Plotting code records
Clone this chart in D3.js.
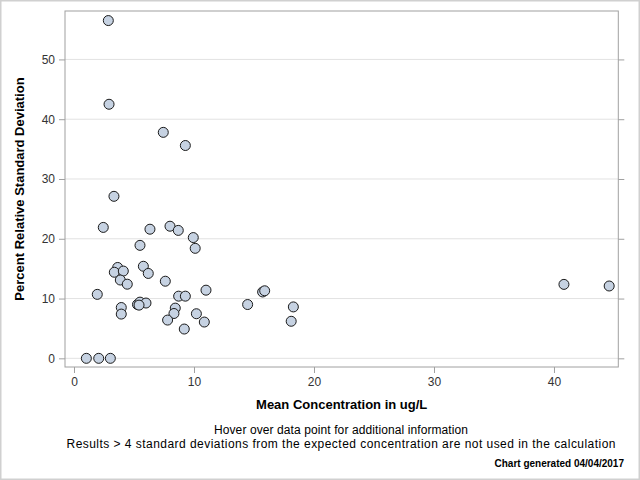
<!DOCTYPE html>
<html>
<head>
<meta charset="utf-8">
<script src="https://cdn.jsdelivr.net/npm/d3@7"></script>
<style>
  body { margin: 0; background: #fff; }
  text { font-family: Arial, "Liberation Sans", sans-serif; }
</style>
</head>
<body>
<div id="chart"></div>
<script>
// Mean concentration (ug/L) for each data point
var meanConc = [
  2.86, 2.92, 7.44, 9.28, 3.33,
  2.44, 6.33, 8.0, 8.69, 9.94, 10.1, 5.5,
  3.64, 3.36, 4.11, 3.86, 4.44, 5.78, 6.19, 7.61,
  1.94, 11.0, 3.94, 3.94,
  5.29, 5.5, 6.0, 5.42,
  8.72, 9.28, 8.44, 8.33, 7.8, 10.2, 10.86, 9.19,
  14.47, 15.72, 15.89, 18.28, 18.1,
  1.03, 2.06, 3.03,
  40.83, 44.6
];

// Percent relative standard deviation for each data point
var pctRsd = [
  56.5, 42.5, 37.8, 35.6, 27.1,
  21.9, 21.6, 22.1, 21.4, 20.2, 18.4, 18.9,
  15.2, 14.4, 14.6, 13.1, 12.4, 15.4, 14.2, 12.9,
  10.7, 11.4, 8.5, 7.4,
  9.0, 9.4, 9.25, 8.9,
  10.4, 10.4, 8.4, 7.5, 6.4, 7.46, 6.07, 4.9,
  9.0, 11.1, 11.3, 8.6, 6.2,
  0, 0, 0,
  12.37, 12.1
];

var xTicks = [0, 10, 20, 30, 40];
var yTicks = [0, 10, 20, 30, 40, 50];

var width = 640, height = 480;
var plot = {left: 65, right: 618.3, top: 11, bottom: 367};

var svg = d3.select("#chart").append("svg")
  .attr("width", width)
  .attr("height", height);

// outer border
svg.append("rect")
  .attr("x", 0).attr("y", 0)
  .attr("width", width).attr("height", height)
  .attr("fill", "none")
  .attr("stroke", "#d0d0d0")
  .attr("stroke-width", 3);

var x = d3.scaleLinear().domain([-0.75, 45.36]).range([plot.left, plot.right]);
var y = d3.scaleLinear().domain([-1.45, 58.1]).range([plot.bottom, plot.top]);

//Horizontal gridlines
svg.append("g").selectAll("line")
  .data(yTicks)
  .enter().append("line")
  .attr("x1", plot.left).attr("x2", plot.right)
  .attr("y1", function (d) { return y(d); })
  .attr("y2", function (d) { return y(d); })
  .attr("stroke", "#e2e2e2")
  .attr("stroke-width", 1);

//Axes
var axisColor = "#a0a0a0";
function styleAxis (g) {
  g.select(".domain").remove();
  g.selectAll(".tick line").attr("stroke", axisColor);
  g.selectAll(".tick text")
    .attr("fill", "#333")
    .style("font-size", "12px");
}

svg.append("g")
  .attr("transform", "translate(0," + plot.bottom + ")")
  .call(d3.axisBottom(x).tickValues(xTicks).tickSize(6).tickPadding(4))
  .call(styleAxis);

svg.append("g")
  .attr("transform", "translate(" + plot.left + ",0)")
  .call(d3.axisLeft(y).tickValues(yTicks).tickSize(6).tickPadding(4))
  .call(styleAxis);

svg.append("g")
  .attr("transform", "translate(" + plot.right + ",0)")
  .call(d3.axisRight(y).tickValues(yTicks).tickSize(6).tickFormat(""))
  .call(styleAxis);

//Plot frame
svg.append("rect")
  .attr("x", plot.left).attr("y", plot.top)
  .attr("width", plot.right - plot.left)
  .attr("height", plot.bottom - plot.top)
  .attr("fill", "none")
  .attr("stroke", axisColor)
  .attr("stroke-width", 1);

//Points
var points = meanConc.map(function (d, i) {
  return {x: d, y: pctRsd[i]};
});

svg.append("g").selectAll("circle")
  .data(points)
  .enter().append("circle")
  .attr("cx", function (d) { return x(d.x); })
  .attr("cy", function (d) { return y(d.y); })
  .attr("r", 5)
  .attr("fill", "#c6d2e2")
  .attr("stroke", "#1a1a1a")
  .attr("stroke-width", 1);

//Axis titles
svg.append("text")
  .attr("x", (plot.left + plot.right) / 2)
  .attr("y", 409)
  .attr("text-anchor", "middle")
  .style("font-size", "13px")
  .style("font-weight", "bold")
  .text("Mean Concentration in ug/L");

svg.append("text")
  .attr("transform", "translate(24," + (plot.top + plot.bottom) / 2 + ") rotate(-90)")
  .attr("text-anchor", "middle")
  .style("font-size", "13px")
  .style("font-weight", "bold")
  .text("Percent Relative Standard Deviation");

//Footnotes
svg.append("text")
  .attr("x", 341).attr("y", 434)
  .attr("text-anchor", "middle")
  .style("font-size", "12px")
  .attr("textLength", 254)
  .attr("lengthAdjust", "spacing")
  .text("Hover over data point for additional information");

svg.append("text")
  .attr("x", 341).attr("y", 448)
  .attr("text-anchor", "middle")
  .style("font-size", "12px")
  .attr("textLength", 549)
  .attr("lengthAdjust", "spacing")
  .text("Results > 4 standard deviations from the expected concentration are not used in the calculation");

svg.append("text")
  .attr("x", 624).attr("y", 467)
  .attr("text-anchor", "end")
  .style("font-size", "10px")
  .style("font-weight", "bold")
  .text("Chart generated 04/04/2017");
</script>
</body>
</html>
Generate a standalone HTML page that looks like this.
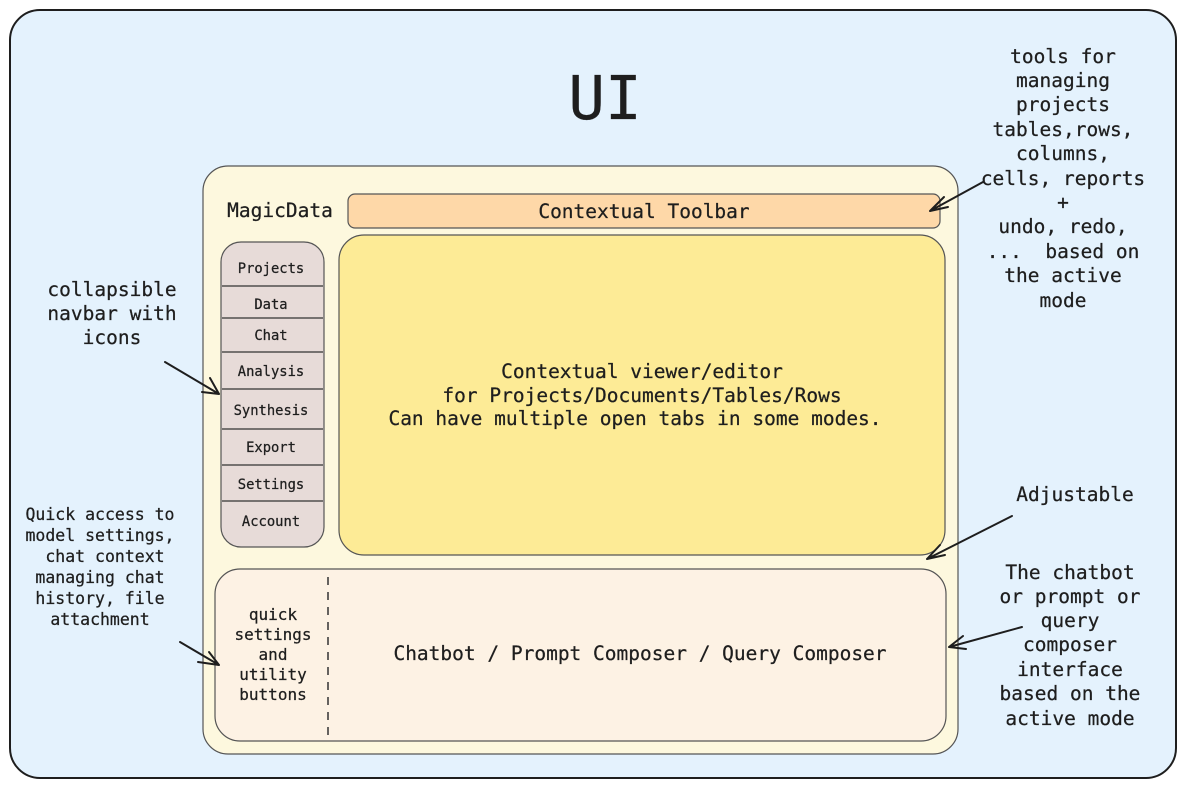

EXERCISE REQUIREMENTS
Pull out each line of the listing that holds the string "this".

COMPLETED EXERCISE
Clone this chart in D3.js.
Generate a standalone HTML page that looks like this.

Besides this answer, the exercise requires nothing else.